Section 5 of chapter 57 of the Revised Statutes of 1845, which is the chapter on judgments and executions, is substantially the same as section 4 of our present statute, except that it contains a proviso that no execution shall issue against the body except as provided in chapter 52 of the Revised Statutes of 1845. The chapter referred to is the chapter on insolvent debtors, and section 1 of that act authorizes an execution against the body upon affidavit by the plaintiff or his attorney that the debtor refuses to surrender property for the satisfaction of an execution issued against the property of such debtor. Section 5 of chapter 57 of the Revised Statutes of 1845 had no reference tó judgments in actions in tort, for section 6 of the same act reads: “Nothing herein shall restrain or *564prevent any execution from being issued against the body of any defendant, where the judgment shall have been obtained for a tort or a trespass committed by such defendant.” Construing the two- sections together, section 6 can only mean that where the judgment was obtained for a tort or a trespass, the provisions of chapter 52 referred to in section 5 had no application. Section 5 of the act of 1845 is, with slight changes, section 4 of the present statute. Section 1 of chapter 52 of the Revised Statutes of 1845 is, in substance, found in section 62 of the present statute, and section 5 of the present statute takes the place of section 6 of chapter 57 of the Revised Statutes of 1845.

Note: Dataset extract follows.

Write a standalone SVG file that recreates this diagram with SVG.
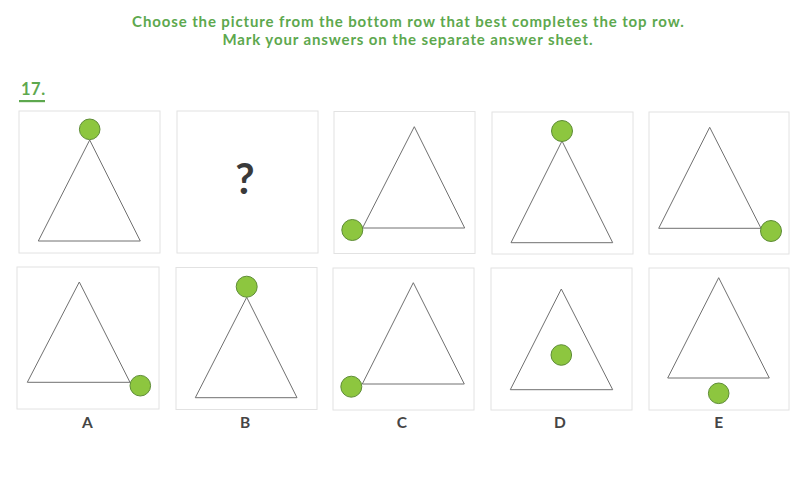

We are in harmony with the view of the Appellate Court that appellant was entitled to have issued, after the return of the execution against the property unsatisfied, a capias ad satisfaciendum, but as we understand and construe the statute no affidavit in compliance with the provisions of section 62 was required. The judgment was for a tort committed by the defendant, and appellant was entitled to the writ, upon motion, without any showing in support of it. This precise question has not been previously decided by this court, but this view has been taken of the statute by the Appellate Court in Kitterman v. People, 181 Ill. App. 682, and Nelson v. Swanson, 186 id. 632, and by the Federal court for the northern district of Illinois in Barney v. Chapman, 21 Fed. Rep. 903, and that, we think, is the correct construction of the statutory provisions referred to.

The judgment of the Appellate Court and the judgment of the superior court of Cook county are reversed and the cause remanded to the superior court, with directions to vacate and set aside the order quashing the capias ad satisfaciendum.

Reversed and remanded, with directions.